• **SOURCE EXCERPT**:
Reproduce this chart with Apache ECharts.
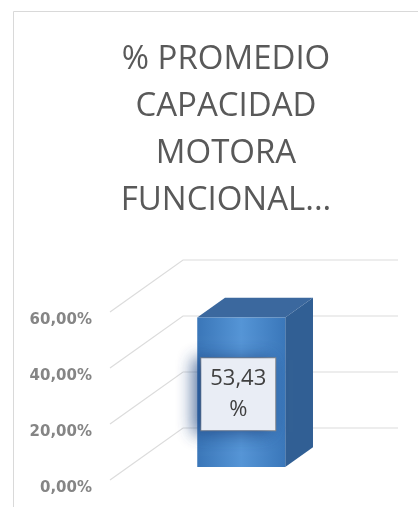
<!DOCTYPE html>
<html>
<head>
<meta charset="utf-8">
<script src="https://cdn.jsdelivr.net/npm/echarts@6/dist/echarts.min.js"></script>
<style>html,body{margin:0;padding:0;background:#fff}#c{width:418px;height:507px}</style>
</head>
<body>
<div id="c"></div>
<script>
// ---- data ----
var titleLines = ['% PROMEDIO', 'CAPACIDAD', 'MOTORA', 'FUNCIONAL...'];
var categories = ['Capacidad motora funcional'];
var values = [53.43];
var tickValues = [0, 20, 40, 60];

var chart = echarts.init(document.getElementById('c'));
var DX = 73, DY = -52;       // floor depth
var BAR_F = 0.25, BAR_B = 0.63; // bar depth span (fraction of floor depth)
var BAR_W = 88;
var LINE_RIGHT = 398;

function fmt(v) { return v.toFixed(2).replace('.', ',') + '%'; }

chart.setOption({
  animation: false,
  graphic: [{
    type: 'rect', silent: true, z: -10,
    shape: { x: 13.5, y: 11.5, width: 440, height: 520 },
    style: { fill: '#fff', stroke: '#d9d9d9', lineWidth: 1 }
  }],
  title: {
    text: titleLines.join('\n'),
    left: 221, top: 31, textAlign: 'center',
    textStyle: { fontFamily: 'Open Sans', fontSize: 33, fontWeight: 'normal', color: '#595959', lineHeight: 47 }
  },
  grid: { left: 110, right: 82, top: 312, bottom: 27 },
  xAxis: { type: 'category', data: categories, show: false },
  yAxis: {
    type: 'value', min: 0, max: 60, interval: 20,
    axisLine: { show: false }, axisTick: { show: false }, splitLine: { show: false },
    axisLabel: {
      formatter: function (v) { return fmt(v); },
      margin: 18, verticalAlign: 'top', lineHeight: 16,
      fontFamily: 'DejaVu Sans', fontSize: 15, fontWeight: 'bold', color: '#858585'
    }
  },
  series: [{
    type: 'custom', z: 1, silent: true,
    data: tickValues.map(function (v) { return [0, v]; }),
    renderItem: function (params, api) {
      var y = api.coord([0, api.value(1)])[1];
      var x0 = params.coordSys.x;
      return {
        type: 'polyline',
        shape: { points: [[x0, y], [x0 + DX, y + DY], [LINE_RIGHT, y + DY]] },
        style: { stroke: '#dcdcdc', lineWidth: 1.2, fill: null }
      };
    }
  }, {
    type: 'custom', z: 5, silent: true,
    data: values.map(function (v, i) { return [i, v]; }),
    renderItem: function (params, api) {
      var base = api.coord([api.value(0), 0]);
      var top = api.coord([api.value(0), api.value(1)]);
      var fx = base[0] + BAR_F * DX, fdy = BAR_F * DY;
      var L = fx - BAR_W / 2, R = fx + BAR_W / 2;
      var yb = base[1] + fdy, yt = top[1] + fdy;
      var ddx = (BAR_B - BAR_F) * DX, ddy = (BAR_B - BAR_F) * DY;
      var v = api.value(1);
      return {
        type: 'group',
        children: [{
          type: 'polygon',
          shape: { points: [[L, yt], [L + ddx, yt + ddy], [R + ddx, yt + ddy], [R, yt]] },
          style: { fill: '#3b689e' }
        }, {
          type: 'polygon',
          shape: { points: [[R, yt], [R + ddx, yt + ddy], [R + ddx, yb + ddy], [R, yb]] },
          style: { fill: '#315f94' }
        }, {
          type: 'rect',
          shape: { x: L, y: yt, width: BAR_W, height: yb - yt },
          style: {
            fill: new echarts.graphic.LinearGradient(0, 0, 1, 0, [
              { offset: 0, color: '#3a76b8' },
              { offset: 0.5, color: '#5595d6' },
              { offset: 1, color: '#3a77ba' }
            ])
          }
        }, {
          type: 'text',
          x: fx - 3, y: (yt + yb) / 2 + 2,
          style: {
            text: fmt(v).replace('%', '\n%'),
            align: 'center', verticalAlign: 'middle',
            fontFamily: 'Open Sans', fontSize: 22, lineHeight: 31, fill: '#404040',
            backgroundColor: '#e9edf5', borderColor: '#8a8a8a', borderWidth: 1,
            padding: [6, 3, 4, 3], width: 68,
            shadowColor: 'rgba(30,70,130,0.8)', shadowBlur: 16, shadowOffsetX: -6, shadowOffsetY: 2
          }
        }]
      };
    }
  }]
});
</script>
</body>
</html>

• **YOUR INSTRUCTIONS**:
Exclude the images, then output the data above word for word.

• **REPLY TO THE TASK**:
Reproduce this chart with Apache ECharts.
<!DOCTYPE html>
<html>
<head>
<meta charset="utf-8">
<script src="https://cdn.jsdelivr.net/npm/echarts@6/dist/echarts.min.js"></script>
<style>html,body{margin:0;padding:0;background:#fff}#c{width:418px;height:507px}</style>
</head>
<body>
<div id="c"></div>
<script>
// ---- data ----
var titleLines = ['% PROMEDIO', 'CAPACIDAD', 'MOTORA', 'FUNCIONAL...'];
var categories = ['Capacidad motora funcional'];
var values = [53.43];
var tickValues = [0, 20, 40, 60];

var chart = echarts.init(document.getElementById('c'));
var DX = 73, DY = -52;       // floor depth
var BAR_F = 0.25, BAR_B = 0.63; // bar depth span (fraction of floor depth)
var BAR_W = 88;
var LINE_RIGHT = 398;

function fmt(v) { return v.toFixed(2).replace('.', ',') + '%'; }

chart.setOption({
  animation: false,
  graphic: [{
    type: 'rect', silent: true, z: -10,
    shape: { x: 13.5, y: 11.5, width: 440, height: 520 },
    style: { fill: '#fff', stroke: '#d9d9d9', lineWidth: 1 }
  }],
  title: {
    text: titleLines.join('\n'),
    left: 221, top: 31, textAlign: 'center',
    textStyle: { fontFamily: 'Open Sans', fontSize: 33, fontWeight: 'normal', color: '#595959', lineHeight: 47 }
  },
  grid: { left: 110, right: 82, top: 312, bottom: 27 },
  xAxis: { type: 'category', data: categories, show: false },
  yAxis: {
    type: 'value', min: 0, max: 60, interval: 20,
    axisLine: { show: false }, axisTick: { show: false }, splitLine: { show: false },
    axisLabel: {
      formatter: function (v) { return fmt(v); },
      margin: 18, verticalAlign: 'top', lineHeight: 16,
      fontFamily: 'DejaVu Sans', fontSize: 15, fontWeight: 'bold', color: '#858585'
    }
  },
  series: [{
    type: 'custom', z: 1, silent: true,
    data: tickValues.map(function (v) { return [0, v]; }),
    renderItem: function (params, api) {
      var y = api.coord([0, api.value(1)])[1];
      var x0 = params.coordSys.x;
      return {
        type: 'polyline',
        shape: { points: [[x0, y], [x0 + DX, y + DY], [LINE_RIGHT, y + DY]] },
        style: { stroke: '#dcdcdc', lineWidth: 1.2, fill: null }
      };
    }
  }, {
    type: 'custom', z: 5, silent: true,
    data: values.map(function (v, i) { return [i, v]; }),
    renderItem: function (params, api) {
      var base = api.coord([api.value(0), 0]);
      var top = api.coord([api.value(0), api.value(1)]);
      var fx = base[0] + BAR_F * DX, fdy = BAR_F * DY;
      var L = fx - BAR_W / 2, R = fx + BAR_W / 2;
      var yb = base[1] + fdy, yt = top[1] + fdy;
      var ddx = (BAR_B - BAR_F) * DX, ddy = (BAR_B - BAR_F) * DY;
      var v = api.value(1);
      return {
        type: 'group',
        children: [{
          type: 'polygon',
          shape: { points: [[L, yt], [L + ddx, yt + ddy], [R + ddx, yt + ddy], [R, yt]] },
          style: { fill: '#3b689e' }
        }, {
          type: 'polygon',
          shape: { points: [[R, yt], [R + ddx, yt + ddy], [R + ddx, yb + ddy], [R, yb]] },
          style: { fill: '#315f94' }
        }, {
          type: 'rect',
          shape: { x: L, y: yt, width: BAR_W, height: yb - yt },
          style: {
            fill: new echarts.graphic.LinearGradient(0, 0, 1, 0, [
              { offset: 0, color: '#3a76b8' },
              { offset: 0.5, color: '#5595d6' },
              { offset: 1, color: '#3a77ba' }
            ])
          }
        }, {
          type: 'text',
          x: fx - 3, y: (yt + yb) / 2 + 2,
          style: {
            text: fmt(v).replace('%', '\n%'),
            align: 'center', verticalAlign: 'middle',
            fontFamily: 'Open Sans', fontSize: 22, lineHeight: 31, fill: '#404040',
            backgroundColor: '#e9edf5', borderColor: '#8a8a8a', borderWidth: 1,
            padding: [6, 3, 4, 3], width: 68,
            shadowColor: 'rgba(30,70,130,0.8)', shadowBlur: 16, shadowOffsetX: -6, shadowOffsetY: 2
          }
        }]
      };
    }
  }]
});
</script>
</body>
</html>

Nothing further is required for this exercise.